Goldberg hasn't abandoned his love of improvisation, but his recent music delves down into bedrock forms and rhythms, an evolution that manifested itself vividly in the gutbucket roots jazz of "Go Home," his 2009 album with guitarist Charlie Hunter. Pivoting on Cline's volatile guitar work, Unfold Ordinary Mind marks the next step in Goldberg's fascinating journey.
He connected with Cline years before the guitarist joined Wilco, when he was a revered figure on Southern California's underground music scene. While guitar geeks genuflected over his notorious shredding sessions with the likes of Sonic Youth's Thurston Moore and Jane's Addiction drummer Stephen Perkins, Cline has always been a supremely versatile player. He first connected with Goldberg over the music of reed master Jimmy Giuffre, whose folklike themes introduced a radical simplicity to jazz.
An avid Goldberg fan ever since, Cline jumped at the opportunity to join Unfold Ordinary Mind, reveling in music that has "a serious traditional aspect -- almost like gospel/R&B at times," he wrote in a recent email.
With Goldberg holding down the low end, Smith driving the pulse in unpredictable directions, and Eskelin and Sudduth delivering the sumptuous melodies, Cline serves as the band's disrupter (or would that be unfolder?), creating a dynamic that "often wrings more and more screaming guitar textures out of me," Cline wrote.

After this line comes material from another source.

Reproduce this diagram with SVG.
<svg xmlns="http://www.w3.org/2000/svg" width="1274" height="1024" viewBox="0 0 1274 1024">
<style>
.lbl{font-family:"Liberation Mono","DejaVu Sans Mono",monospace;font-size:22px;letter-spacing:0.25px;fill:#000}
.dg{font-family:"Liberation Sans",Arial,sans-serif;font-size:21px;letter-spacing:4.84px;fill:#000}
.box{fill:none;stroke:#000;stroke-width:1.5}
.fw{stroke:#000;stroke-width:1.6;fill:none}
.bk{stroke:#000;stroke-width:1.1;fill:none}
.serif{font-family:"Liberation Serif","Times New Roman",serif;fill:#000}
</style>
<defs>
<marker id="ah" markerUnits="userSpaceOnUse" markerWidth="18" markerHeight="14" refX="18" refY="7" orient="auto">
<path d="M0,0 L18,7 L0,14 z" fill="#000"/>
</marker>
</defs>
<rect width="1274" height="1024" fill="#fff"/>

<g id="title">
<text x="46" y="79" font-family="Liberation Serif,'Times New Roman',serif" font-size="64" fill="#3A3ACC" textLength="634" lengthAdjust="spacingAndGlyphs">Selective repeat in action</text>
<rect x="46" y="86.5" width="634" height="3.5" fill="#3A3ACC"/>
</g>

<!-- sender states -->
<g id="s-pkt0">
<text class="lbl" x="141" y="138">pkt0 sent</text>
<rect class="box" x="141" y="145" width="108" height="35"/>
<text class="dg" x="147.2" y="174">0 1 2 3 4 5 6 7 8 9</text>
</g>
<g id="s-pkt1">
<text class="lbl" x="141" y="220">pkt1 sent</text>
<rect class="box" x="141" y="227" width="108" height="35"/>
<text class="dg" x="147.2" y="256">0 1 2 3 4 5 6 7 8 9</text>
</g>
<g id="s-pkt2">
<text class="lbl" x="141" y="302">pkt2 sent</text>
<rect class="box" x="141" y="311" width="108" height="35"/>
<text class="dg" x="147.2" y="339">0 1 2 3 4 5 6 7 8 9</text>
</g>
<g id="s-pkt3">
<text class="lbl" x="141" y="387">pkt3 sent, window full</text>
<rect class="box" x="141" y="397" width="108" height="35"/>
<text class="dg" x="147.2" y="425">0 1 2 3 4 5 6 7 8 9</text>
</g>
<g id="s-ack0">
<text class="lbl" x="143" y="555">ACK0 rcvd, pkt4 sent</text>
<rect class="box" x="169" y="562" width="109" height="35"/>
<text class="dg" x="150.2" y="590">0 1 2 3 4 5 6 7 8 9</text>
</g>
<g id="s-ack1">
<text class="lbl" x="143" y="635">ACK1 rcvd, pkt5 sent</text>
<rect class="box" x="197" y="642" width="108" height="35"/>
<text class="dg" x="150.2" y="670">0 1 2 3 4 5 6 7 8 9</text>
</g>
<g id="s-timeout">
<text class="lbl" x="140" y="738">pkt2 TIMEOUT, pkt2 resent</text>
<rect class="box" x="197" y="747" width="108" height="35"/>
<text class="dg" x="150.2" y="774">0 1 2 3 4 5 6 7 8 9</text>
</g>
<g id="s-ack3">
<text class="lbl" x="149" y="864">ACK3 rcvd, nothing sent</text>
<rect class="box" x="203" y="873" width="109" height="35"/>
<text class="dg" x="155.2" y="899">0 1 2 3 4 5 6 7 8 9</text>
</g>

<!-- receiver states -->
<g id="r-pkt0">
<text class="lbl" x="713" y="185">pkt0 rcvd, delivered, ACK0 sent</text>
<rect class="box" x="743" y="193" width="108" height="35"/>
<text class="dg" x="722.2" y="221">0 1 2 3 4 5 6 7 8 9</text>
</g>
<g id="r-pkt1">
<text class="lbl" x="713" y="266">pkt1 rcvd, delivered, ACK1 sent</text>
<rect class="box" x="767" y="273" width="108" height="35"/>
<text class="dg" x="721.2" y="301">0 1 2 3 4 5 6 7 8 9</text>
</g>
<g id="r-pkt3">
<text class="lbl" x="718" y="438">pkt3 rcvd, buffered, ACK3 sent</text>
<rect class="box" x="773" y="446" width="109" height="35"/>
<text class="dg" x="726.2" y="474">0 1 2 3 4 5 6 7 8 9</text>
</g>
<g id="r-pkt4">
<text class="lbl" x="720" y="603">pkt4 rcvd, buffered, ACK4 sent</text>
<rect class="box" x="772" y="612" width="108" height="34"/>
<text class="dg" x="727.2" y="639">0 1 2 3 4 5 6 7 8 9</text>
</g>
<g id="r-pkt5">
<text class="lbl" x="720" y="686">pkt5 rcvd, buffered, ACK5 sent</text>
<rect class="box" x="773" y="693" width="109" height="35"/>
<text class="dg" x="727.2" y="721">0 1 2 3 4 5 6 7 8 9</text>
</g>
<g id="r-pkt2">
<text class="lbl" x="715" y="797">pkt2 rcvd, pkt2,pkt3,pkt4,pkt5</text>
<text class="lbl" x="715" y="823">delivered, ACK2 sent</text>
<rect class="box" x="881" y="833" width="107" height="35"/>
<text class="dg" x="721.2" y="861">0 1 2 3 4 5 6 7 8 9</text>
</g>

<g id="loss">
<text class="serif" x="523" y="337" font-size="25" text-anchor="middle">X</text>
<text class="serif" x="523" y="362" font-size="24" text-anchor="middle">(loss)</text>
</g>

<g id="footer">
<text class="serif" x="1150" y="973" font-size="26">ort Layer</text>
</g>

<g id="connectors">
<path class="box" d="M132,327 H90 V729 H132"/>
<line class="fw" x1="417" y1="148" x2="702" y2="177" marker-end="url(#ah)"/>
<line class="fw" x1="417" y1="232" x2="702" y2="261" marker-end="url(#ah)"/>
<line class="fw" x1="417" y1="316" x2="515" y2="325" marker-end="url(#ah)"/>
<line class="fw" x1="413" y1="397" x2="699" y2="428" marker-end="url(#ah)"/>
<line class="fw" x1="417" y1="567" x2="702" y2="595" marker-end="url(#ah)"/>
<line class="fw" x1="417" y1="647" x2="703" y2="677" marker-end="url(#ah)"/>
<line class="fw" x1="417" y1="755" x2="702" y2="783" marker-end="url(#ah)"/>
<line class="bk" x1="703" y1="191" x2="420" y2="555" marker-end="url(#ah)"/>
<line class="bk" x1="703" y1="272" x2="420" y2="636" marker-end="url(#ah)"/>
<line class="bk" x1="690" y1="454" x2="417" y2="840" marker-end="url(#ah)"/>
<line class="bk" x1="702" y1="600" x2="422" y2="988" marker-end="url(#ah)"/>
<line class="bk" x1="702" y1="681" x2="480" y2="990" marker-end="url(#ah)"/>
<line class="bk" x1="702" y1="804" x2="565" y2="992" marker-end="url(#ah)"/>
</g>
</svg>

"At one or two points during the recording session, Ben said, 'More noise. Not so restrained. Destroy the piece!' As such the band tends to feature me in a sort of mega-distorted blues mode."
What's most fascinating about Unfold Ordinary Mind is the way that it gracefully contains Goldberg's contrasting impulses. By indulging his need for luminous consonance as well as his urge to shatter the beatific tunes into glistening shards of sound, Goldberg feels like his music is more personal than ever.
"I don't want to hold anything back, to be elusive or oblique," Goldberg says. "I want extreme melody, the most beautiful melody I can possibly write. I want it to be the strongest most interesting groove. And then a freaking Nels guitar solo. I feel like maybe I'm getting better at putting everything in its place."